__Your goal__
Please transcribe the data below exactly. Leave the pictures out.

========

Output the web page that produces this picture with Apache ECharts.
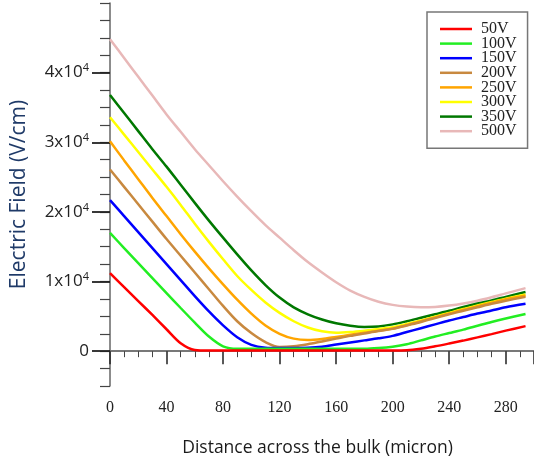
<!DOCTYPE html>
<html>
<head>
<meta charset="utf-8">
<script src="https://cdn.jsdelivr.net/npm/echarts@6/dist/echarts.min.js"></script>
<style>html,body{margin:0;padding:0;background:#fff}#c{width:534px;height:462px}</style>
</head>
<body>
<div id="c"></div>
<script>
// distance across the bulk (micron)
const xs = [0,10,20,30,40,50,60,70,80,90,100,110,120,130,140,150,160,170,180,190,200,210,220,230,240,250,260,270,280,294];
const v50  = [11200,9200,7200,5200,3150,1150,180,100,100,100,100,100,100,100,100,100,100,100,100,100,100,130,350,700,1100,1520,1980,2450,2950,3600];
const v100 = [17000,14800,12650,10500,8350,6200,4100,2100,700,350,350,350,350,350,350,350,350,350,350,450,650,1000,1550,2100,2600,3100,3650,4200,4700,5350];
const v150 = [21700,19400,17100,14800,12500,10200,7900,5700,3700,2000,900,500,450,450,500,650,950,1250,1550,1850,2200,2750,3300,3850,4400,4900,5400,5850,6300,6800];
const v200 = [26100,23600,21100,18600,16100,13700,11300,8900,6500,4300,2600,1300,600,700,1000,1400,1800,2200,2550,2900,3200,3700,4200,4750,5300,5800,6300,6800,7250,7800];
const v250 = [30140,27400,24700,22000,19400,16800,14300,11900,9600,7400,5400,3700,2500,1800,1600,1750,2050,2350,2650,2950,3250,3750,4300,4850,5400,5950,6450,6950,7450,8000];
const v300 = [33600,31100,28600,26100,23600,21000,18300,15700,13200,10800,8800,7000,5500,4300,3400,2850,2650,2750,2950,3200,3450,3900,4400,4950,5500,6050,6550,7050,7550,8150];
const v350 = [36800,34200,31600,29000,26500,23900,21300,18750,16300,13900,11600,9500,7700,6300,5300,4550,4000,3650,3480,3550,3850,4300,4800,5300,5800,6350,6850,7300,7800,8500];
const v500 = [44800,42100,39400,36700,34000,31500,29000,26700,24400,22200,20100,18100,16300,14500,12800,11300,9900,8700,7800,7100,6650,6400,6300,6350,6550,6850,7250,7750,8300,9050];

const seriesNames = ['50V','100V','150V','200V','250V','300V','350V','500V'];
const seriesValues = [v50, v100, v150, v200, v250, v300, v350, v500];
const seriesColors = ['#ff0000','#22ee22','#0000ff','#c8893f','#ffa500','#ffff00','#007800','#e8b8b8'];
const yMajorTicks = [0, 10000, 20000, 30000, 40000];

const pairs = vals => xs.map((x, i) => [x, vals[i]]);

const series = seriesNames.map((n, i) => ({
  name: n,
  type: 'line',
  data: pairs(seriesValues[i]),
  symbol: 'none',
  smooth: 0.3,
  lineStyle: { color: seriesColors[i], width: 2.5 },
  itemStyle: { color: seriesColors[i] },
  z: 10 - i
})).reverse();

const chart = echarts.init(document.getElementById('c'), null, { renderer: 'canvas' });
chart.setOption({
  animation: false,
  backgroundColor: '#fff',
  grid: { left: 110, right: -8.75, top: 3, bottom: 75, containLabel: false },
  legend: {
    data: seriesNames,
    orient: 'vertical',
    left: 427, top: 12,
    padding: [9, 11, 9, 13],
    itemGap: -1.4,
    itemWidth: 32, itemHeight: 2.5,
    icon: 'path://M0,0H32V2.5H0Z',
    backgroundColor: '#fff',
    borderColor: '#777', borderWidth: 1.5,
    textStyle: { fontFamily: 'Liberation Serif', fontSize: 16, color: '#222', padding: [3, 0, 0, 4] }
  },
  xAxis: [{
    type: 'value', min: 0, max: 300, interval: 40,
    position: 'bottom', offset: -3,
    name: 'Distance across the bulk (micron)',
    nameLocation: 'middle', nameGap: 56,
    nameTextStyle: { fontFamily: 'Open Sans', fontSize: 17.5, color: '#1a1a1a', padding: [0, 9, 0, 0] },
    axisLine: { show: true, lineStyle: { color: '#555', width: 1.5 } },
    axisTick: { show: true, inside: false, length: 13, lineStyle: { color: '#222', width: 1.5 } },
    minorTick: { show: true, splitNumber: 4, length: 6, lineStyle: { color: '#444', width: 1 } },
    axisLabel: { fontFamily: 'Liberation Serif', fontSize: 16, color: '#222', margin: 17, showMaxLabel: false },
    splitLine: { show: false }
  }, {
    type: 'value', min: 0, max: 300, position: 'top', offset: -2,
    axisLine: { show: true, lineStyle: { color: '#777', width: 1.5 } },
    axisTick: { show: false }, axisLabel: { show: false }, splitLine: { show: false }
  }],
  yAxis: [{
    type: 'value', min: -5000, max: 50000, interval: 2500,
    name: 'Electric Field (V/cm)',
    nameLocation: 'middle', nameGap: 80,
    nameTextStyle: { fontFamily: 'Open Sans', fontSize: 21, color: '#1f3a68' },
    axisLine: { show: true, lineStyle: { color: '#666', width: 1.5 } },
    axisTick: { show: true, inside: false, length: 10, lineStyle: { color: '#444', width: 1.2 } },
    axisLabel: {
      margin: 21, color: '#222', fontFamily: 'Open Sans', fontSize: 17,
      formatter: v => yMajorTicks.indexOf(v) < 0 ? '' : (v === 0 ? '0' : (v / 10000) + 'x10{sup|4}'),
      rich: { sup: { fontSize: 11, fontFamily: 'Open Sans', color: '#222', padding: [0, 0, 9, 0] } }
    },
    splitLine: { show: false }
  }, {
    type: 'value', min: -5000, max: 50000, interval: 2500, position: 'left',
    axisLine: { show: false },
    axisTick: { show: true, inside: false, length: 18, customValues: yMajorTicks, lineStyle: { color: '#222', width: 1.8 } },
    axisLabel: { show: false }, splitLine: { show: false }
  }],
  series: series
});
</script>
</body>
</html>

========

__Task result__
Output the web page that produces this picture with Apache ECharts.
<!DOCTYPE html>
<html>
<head>
<meta charset="utf-8">
<script src="https://cdn.jsdelivr.net/npm/echarts@6/dist/echarts.min.js"></script>
<style>html,body{margin:0;padding:0;background:#fff}#c{width:534px;height:462px}</style>
</head>
<body>
<div id="c"></div>
<script>
// distance across the bulk (micron)
const xs = [0,10,20,30,40,50,60,70,80,90,100,110,120,130,140,150,160,170,180,190,200,210,220,230,240,250,260,270,280,294];
const v50  = [11200,9200,7200,5200,3150,1150,180,100,100,100,100,100,100,100,100,100,100,100,100,100,100,130,350,700,1100,1520,1980,2450,2950,3600];
const v100 = [17000,14800,12650,10500,8350,6200,4100,2100,700,350,350,350,350,350,350,350,350,350,350,450,650,1000,1550,2100,2600,3100,3650,4200,4700,5350];
const v150 = [21700,19400,17100,14800,12500,10200,7900,5700,3700,2000,900,500,450,450,500,650,950,1250,1550,1850,2200,2750,3300,3850,4400,4900,5400,5850,6300,6800];
const v200 = [26100,23600,21100,18600,16100,13700,11300,8900,6500,4300,2600,1300,600,700,1000,1400,1800,2200,2550,2900,3200,3700,4200,4750,5300,5800,6300,6800,7250,7800];
const v250 = [30140,27400,24700,22000,19400,16800,14300,11900,9600,7400,5400,3700,2500,1800,1600,1750,2050,2350,2650,2950,3250,3750,4300,4850,5400,5950,6450,6950,7450,8000];
const v300 = [33600,31100,28600,26100,23600,21000,18300,15700,13200,10800,8800,7000,5500,4300,3400,2850,2650,2750,2950,3200,3450,3900,4400,4950,5500,6050,6550,7050,7550,8150];
const v350 = [36800,34200,31600,29000,26500,23900,21300,18750,16300,13900,11600,9500,7700,6300,5300,4550,4000,3650,3480,3550,3850,4300,4800,5300,5800,6350,6850,7300,7800,8500];
const v500 = [44800,42100,39400,36700,34000,31500,29000,26700,24400,22200,20100,18100,16300,14500,12800,11300,9900,8700,7800,7100,6650,6400,6300,6350,6550,6850,7250,7750,8300,9050];

const seriesNames = ['50V','100V','150V','200V','250V','300V','350V','500V'];
const seriesValues = [v50, v100, v150, v200, v250, v300, v350, v500];
const seriesColors = ['#ff0000','#22ee22','#0000ff','#c8893f','#ffa500','#ffff00','#007800','#e8b8b8'];
const yMajorTicks = [0, 10000, 20000, 30000, 40000];

const pairs = vals => xs.map((x, i) => [x, vals[i]]);

const series = seriesNames.map((n, i) => ({
  name: n,
  type: 'line',
  data: pairs(seriesValues[i]),
  symbol: 'none',
  smooth: 0.3,
  lineStyle: { color: seriesColors[i], width: 2.5 },
  itemStyle: { color: seriesColors[i] },
  z: 10 - i
})).reverse();

const chart = echarts.init(document.getElementById('c'), null, { renderer: 'canvas' });
chart.setOption({
  animation: false,
  backgroundColor: '#fff',
  grid: { left: 110, right: -8.75, top: 3, bottom: 75, containLabel: false },
  legend: {
    data: seriesNames,
    orient: 'vertical',
    left: 427, top: 12,
    padding: [9, 11, 9, 13],
    itemGap: -1.4,
    itemWidth: 32, itemHeight: 2.5,
    icon: 'path://M0,0H32V2.5H0Z',
    backgroundColor: '#fff',
    borderColor: '#777', borderWidth: 1.5,
    textStyle: { fontFamily: 'Liberation Serif', fontSize: 16, color: '#222', padding: [3, 0, 0, 4] }
  },
  xAxis: [{
    type: 'value', min: 0, max: 300, interval: 40,
    position: 'bottom', offset: -3,
    name: 'Distance across the bulk (micron)',
    nameLocation: 'middle', nameGap: 56,
    nameTextStyle: { fontFamily: 'Open Sans', fontSize: 17.5, color: '#1a1a1a', padding: [0, 9, 0, 0] },
    axisLine: { show: true, lineStyle: { color: '#555', width: 1.5 } },
    axisTick: { show: true, inside: false, length: 13, lineStyle: { color: '#222', width: 1.5 } },
    minorTick: { show: true, splitNumber: 4, length: 6, lineStyle: { color: '#444', width: 1 } },
    axisLabel: { fontFamily: 'Liberation Serif', fontSize: 16, color: '#222', margin: 17, showMaxLabel: false },
    splitLine: { show: false }
  }, {
    type: 'value', min: 0, max: 300, position: 'top', offset: -2,
    axisLine: { show: true, lineStyle: { color: '#777', width: 1.5 } },
    axisTick: { show: false }, axisLabel: { show: false }, splitLine: { show: false }
  }],
  yAxis: [{
    type: 'value', min: -5000, max: 50000, interval: 2500,
    name: 'Electric Field (V/cm)',
    nameLocation: 'middle', nameGap: 80,
    nameTextStyle: { fontFamily: 'Open Sans', fontSize: 21, color: '#1f3a68' },
    axisLine: { show: true, lineStyle: { color: '#666', width: 1.5 } },
    axisTick: { show: true, inside: false, length: 10, lineStyle: { color: '#444', width: 1.2 } },
    axisLabel: {
      margin: 21, color: '#222', fontFamily: 'Open Sans', fontSize: 17,
      formatter: v => yMajorTicks.indexOf(v) < 0 ? '' : (v === 0 ? '0' : (v / 10000) + 'x10{sup|4}'),
      rich: { sup: { fontSize: 11, fontFamily: 'Open Sans', color: '#222', padding: [0, 0, 9, 0] } }
    },
    splitLine: { show: false }
  }, {
    type: 'value', min: -5000, max: 50000, interval: 2500, position: 'left',
    axisLine: { show: false },
    axisTick: { show: true, inside: false, length: 18, customValues: yMajorTicks, lineStyle: { color: '#222', width: 1.8 } },
    axisLabel: { show: false }, splitLine: { show: false }
  }],
  series: series
});
</script>
</body>
</html>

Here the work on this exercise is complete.